As Irwin reminded readers in the Buzzfeed article, he point of the movie, was to help normalize relationships that most people watching wouldn’t regularly be exposed to. The world was a different place in 2004 for gay people. Representation at the time was primarily from television shows like Buffy or Friends, where queer characters had plot lines revolving around queer relationships.

That’s why shows like “Clarence” and “The Loud House,” are important today.

“Clarence,” an animated children’s show, features a secondary character who has two mothers. The show never makes any attempt to draw specific attention to the fact that they are a lesbian couple and they are portrayed as your average concerned parents looking after their son.

“The Loud House” is the same way. A secondary character has two fathers, and no characters ever give them a second glance because of it. Representation like that helps normalize queer relationships in a subtle way.

Children who see two men walking and holding hands are less likely to think of that as “strange” if they have seen it before in their favorite shows.

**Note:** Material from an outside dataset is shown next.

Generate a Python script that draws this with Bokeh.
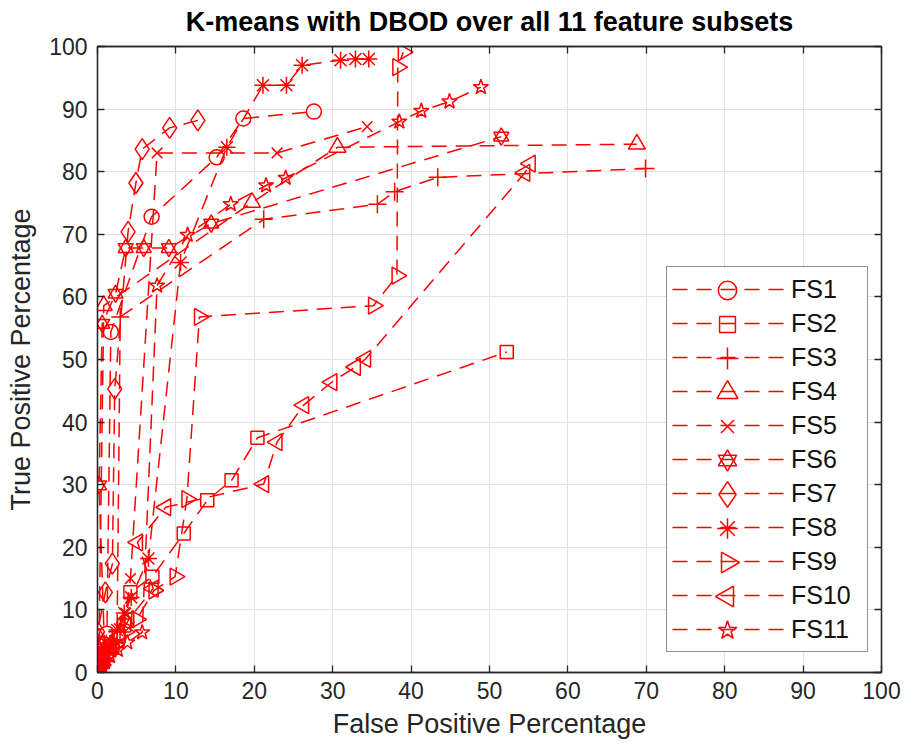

It’s good to see stories of hard coming-outs or daily struggles of being LGBTQ in the movies because daily struggles do exist, and that helps queer people feel less alone in their hardship. But oftentimes it can be even more polarizing since most straight people can’t relate to uniquely LGBTQ issues.

It can lead, even unconsciously, to unhelpful thoughts that gay people are different. When it comes to relatability and normalization, movies like “Too Cool for Christmas” are the way to go. It’s unfortunate that it isn’t being used that way.

When I searched for “Too Cool for Christmas,” most of the links I found were to the straight version, “A Very Cool Christmas,” which was available on three streaming networks and several websites.

The only place I could find “Too Cool for Christmas” was on HereTV’s website, and that was only watchable after I purchased an eight-dollar monthly subscription. It was a shame to see a movie that could help normalize queer relationships only available in a place were only queer people and dedicated allies would be able to find it.

So, things have changed, absolutely. “Love Simon,” a cheesy teenage rom-com about a boy searching for his male secret admirer, was a popular hit with mainstream audiences in a way that Oscar contenders like “Carol” and “Moonlight” weren’t before it.

Simon, the titular character, struggles not only with his coming out but also with whether his admirer will actually like him if they ever met, a struggle that teens of every orientation can relate to.

“Booksmart” follows in that vein, featuring a lesbian’s romantic crush on the last day of high school.

Compared to the drama that Irwin faced 15 years ago when making his movie, with 10 minutes of screen time for gay parents, progress has definitely been made.

We’re getting better, but more needs to be done to help make the next generation even more tolerant than this one. Glass half full or empty? That’s up to you.